*WORK REQUIRED*.
Lines containing the word "this" should be extracted in full.

*Source data*.
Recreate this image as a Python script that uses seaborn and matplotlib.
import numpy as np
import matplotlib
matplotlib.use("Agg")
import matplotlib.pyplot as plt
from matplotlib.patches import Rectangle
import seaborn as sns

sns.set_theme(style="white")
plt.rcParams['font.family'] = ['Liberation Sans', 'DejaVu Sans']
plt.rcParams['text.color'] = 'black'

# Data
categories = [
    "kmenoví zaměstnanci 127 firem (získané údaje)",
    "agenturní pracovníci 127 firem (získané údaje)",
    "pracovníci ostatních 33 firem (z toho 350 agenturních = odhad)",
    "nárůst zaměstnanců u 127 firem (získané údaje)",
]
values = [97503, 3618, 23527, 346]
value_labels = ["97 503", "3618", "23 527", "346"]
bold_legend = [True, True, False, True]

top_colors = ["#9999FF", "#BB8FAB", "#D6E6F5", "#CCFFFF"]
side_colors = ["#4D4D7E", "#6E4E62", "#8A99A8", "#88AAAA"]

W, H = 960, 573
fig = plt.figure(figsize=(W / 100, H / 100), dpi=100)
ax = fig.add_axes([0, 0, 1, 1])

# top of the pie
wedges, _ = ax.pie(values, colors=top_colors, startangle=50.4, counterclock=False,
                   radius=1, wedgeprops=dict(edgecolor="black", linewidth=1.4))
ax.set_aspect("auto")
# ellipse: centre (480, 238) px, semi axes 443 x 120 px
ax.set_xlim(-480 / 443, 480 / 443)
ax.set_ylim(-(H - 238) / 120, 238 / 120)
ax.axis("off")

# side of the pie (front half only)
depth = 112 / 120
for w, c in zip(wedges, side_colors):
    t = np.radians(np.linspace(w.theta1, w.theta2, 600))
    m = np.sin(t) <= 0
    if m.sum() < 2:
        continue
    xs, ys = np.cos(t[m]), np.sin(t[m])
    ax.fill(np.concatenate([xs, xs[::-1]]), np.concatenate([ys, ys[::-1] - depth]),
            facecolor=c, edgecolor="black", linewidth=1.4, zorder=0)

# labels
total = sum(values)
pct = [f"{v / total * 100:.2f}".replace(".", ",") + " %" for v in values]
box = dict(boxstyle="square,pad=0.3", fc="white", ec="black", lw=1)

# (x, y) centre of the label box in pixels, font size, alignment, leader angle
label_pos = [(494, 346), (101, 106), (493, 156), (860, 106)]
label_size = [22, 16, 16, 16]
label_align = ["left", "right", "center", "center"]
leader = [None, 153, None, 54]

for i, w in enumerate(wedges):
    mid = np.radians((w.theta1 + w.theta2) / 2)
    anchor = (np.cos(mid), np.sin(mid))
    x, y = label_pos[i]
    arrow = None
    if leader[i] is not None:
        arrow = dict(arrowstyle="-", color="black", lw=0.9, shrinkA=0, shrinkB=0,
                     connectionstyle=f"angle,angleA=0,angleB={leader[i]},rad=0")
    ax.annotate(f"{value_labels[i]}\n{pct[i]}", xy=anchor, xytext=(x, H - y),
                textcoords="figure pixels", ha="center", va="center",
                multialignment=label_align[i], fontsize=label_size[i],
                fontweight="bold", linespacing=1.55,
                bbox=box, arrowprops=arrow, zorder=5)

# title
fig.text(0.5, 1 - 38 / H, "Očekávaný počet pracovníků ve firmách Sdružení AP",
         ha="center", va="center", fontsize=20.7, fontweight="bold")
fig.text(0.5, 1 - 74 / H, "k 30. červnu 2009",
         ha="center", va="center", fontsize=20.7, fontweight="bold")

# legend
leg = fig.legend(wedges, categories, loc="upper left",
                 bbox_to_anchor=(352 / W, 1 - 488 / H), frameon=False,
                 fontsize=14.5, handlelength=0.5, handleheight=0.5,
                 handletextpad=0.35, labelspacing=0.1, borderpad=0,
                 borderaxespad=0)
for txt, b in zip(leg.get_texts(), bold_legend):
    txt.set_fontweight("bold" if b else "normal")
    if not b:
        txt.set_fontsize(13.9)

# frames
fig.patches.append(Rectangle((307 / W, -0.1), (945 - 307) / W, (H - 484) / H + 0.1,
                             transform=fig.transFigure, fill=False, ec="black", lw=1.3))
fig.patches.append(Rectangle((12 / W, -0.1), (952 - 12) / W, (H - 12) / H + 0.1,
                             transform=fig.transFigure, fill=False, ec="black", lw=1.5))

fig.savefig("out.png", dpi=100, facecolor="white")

* * *

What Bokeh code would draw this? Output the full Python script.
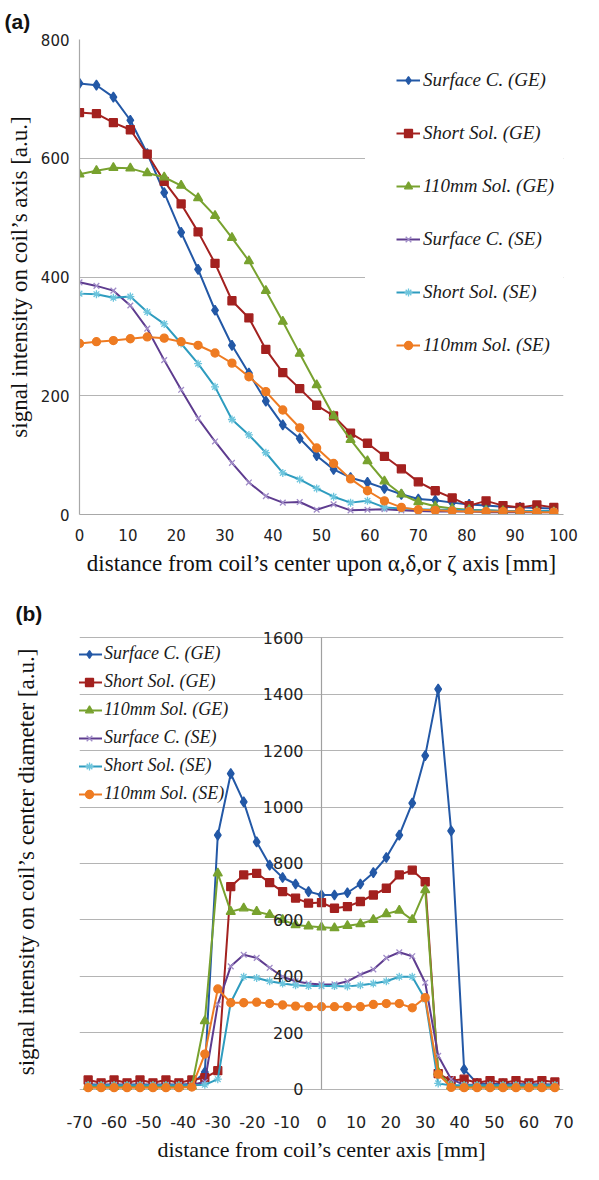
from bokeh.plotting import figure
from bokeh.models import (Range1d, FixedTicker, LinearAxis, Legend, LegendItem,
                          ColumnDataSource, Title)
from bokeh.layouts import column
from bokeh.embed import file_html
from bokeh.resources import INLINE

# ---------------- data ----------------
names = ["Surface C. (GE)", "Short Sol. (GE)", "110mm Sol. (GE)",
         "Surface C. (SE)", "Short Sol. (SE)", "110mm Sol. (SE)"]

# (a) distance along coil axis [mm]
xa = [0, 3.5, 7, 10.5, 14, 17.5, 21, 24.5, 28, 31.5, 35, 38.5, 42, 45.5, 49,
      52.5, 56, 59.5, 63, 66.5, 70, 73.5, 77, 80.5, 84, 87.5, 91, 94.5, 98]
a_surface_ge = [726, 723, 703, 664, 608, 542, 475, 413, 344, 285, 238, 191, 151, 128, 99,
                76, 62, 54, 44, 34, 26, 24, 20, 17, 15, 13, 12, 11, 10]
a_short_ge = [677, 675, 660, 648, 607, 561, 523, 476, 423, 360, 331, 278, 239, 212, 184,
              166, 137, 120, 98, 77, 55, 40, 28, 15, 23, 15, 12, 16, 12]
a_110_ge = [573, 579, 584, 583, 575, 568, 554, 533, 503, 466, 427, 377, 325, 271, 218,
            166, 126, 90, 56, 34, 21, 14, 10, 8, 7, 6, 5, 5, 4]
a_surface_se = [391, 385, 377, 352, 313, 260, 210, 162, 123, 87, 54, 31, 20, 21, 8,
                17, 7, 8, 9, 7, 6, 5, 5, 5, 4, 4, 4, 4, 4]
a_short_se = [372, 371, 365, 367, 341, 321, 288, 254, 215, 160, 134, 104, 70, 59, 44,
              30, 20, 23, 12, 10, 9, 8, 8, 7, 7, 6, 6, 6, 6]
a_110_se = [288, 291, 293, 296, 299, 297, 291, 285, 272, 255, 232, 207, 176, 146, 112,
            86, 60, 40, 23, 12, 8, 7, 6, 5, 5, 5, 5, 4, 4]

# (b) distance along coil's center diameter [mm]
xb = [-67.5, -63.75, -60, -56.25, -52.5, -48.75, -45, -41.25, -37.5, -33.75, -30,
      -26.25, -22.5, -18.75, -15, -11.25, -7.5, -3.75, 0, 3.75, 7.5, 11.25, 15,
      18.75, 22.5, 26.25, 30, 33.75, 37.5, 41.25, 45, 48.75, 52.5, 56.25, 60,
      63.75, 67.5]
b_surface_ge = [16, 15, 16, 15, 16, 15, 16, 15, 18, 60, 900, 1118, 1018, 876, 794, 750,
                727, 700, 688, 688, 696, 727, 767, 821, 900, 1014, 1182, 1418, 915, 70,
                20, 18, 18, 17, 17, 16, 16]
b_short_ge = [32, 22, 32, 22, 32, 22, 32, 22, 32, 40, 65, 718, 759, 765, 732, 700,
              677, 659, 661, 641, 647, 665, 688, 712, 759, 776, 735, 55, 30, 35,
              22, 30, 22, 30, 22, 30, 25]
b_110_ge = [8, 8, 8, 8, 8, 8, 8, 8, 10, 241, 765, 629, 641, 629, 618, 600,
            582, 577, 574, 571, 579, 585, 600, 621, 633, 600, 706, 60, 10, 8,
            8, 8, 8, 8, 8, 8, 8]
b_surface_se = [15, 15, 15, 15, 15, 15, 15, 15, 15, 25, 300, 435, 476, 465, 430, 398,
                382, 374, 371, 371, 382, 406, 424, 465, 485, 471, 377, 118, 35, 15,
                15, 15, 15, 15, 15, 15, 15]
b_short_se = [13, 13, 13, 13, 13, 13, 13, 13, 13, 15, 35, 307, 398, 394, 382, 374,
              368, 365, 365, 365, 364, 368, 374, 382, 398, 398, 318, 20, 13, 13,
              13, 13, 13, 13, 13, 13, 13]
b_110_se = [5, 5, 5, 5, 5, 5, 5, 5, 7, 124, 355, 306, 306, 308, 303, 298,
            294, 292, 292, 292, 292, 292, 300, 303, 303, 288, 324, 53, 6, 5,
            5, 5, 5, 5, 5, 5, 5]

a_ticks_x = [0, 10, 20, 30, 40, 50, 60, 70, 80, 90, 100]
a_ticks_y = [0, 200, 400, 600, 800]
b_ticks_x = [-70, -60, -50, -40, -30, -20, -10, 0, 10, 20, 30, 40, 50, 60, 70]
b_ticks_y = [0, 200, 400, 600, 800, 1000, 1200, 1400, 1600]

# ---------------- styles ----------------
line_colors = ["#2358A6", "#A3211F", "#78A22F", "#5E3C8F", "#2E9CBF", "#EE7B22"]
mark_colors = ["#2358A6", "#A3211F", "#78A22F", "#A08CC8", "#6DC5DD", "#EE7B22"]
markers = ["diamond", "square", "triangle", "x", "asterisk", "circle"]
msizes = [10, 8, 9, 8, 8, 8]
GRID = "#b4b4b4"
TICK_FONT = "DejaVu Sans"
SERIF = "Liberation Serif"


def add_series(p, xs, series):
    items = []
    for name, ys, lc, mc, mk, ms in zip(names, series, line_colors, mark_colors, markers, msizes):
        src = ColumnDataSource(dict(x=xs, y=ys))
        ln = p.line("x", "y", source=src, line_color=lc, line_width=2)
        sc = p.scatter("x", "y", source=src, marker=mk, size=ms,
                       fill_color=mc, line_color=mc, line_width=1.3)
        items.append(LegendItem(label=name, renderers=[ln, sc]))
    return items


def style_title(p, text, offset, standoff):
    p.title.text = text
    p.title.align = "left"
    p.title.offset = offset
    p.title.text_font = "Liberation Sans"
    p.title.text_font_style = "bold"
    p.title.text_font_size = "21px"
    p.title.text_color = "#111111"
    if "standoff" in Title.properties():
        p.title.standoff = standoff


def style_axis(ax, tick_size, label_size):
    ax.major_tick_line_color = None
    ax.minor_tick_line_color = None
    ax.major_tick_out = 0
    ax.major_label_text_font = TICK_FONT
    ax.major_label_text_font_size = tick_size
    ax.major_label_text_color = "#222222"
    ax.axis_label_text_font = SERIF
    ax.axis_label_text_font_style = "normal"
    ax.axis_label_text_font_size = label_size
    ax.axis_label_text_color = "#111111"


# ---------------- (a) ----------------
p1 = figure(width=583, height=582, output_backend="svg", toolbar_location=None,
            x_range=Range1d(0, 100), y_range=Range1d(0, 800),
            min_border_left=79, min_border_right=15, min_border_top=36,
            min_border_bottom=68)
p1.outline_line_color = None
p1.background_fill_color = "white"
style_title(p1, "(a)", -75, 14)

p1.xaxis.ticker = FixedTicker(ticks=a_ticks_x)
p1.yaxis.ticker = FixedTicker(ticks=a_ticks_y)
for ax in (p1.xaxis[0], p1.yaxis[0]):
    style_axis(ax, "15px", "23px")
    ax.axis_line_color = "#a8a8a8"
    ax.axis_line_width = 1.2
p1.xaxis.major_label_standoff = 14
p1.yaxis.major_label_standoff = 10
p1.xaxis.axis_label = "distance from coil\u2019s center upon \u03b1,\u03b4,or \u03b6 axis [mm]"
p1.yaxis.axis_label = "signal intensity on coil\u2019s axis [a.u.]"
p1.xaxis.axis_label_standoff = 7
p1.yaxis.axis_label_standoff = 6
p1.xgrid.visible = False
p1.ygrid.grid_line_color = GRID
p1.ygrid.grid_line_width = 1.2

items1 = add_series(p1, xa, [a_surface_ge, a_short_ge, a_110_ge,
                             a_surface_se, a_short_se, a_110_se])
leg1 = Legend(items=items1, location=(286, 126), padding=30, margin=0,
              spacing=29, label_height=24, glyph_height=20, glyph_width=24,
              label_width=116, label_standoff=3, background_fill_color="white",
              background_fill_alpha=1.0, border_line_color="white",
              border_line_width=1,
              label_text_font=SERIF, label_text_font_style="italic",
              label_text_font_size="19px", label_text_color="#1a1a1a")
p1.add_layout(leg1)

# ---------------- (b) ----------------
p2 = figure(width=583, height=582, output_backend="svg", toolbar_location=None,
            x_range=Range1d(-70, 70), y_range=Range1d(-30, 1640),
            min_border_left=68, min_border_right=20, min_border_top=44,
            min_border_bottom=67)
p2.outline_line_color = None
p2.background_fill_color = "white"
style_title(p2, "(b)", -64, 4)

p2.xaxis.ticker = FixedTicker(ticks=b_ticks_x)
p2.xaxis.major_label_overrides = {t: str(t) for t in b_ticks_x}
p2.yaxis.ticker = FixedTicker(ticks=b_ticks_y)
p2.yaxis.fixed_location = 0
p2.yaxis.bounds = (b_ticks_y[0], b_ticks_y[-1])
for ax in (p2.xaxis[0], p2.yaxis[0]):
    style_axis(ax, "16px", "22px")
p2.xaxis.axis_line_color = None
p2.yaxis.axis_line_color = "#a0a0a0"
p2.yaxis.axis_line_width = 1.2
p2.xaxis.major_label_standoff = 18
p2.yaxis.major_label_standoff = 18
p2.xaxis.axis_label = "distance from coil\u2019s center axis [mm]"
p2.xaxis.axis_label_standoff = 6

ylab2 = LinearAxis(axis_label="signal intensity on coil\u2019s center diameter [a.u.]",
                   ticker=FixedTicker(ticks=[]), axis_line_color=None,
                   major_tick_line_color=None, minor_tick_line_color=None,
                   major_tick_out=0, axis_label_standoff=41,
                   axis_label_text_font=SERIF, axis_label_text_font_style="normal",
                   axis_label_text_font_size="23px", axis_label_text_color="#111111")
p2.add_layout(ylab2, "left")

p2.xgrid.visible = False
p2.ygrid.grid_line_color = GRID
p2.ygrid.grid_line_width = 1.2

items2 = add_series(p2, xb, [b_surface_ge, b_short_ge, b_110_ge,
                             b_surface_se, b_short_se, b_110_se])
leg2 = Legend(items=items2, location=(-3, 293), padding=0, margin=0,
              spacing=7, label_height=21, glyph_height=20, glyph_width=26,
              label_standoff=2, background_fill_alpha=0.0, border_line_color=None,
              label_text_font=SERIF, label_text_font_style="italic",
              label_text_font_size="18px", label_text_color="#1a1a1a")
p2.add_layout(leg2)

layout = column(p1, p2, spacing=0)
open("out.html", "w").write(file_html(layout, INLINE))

==

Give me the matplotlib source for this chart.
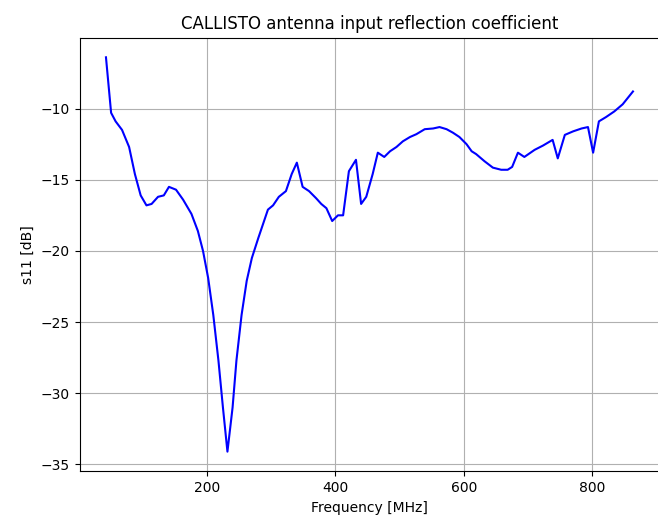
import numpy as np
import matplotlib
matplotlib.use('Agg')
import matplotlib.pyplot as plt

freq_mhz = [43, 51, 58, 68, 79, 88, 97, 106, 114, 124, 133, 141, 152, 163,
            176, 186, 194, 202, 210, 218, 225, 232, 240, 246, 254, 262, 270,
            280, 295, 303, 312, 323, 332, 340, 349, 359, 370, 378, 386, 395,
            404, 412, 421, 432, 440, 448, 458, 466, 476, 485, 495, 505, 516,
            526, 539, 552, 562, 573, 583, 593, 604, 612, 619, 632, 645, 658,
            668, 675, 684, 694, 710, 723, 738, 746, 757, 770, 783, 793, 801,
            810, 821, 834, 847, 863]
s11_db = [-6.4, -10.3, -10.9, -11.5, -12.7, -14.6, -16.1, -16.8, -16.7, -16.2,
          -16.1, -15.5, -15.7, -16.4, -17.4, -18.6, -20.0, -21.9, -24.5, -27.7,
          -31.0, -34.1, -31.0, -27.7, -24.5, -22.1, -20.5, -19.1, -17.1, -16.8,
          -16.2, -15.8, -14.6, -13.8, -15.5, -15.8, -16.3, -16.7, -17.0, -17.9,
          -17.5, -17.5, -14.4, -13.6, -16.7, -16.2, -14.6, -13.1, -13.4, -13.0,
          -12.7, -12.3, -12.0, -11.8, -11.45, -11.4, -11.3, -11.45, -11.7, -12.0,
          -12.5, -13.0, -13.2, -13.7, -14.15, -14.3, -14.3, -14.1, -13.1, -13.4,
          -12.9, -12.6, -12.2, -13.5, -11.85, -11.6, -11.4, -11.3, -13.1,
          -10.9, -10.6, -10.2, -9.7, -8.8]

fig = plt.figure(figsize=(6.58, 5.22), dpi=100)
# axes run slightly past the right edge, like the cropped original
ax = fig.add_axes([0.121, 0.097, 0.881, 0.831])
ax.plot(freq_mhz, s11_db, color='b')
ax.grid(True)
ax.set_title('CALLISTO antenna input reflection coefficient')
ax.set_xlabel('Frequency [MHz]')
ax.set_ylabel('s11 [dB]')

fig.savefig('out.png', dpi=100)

*TASK ANSWER*.
Recreate this image as a Python script that uses seaborn and matplotlib.
What Bokeh code would draw this? Output the full Python script.
Give me the matplotlib source for this chart.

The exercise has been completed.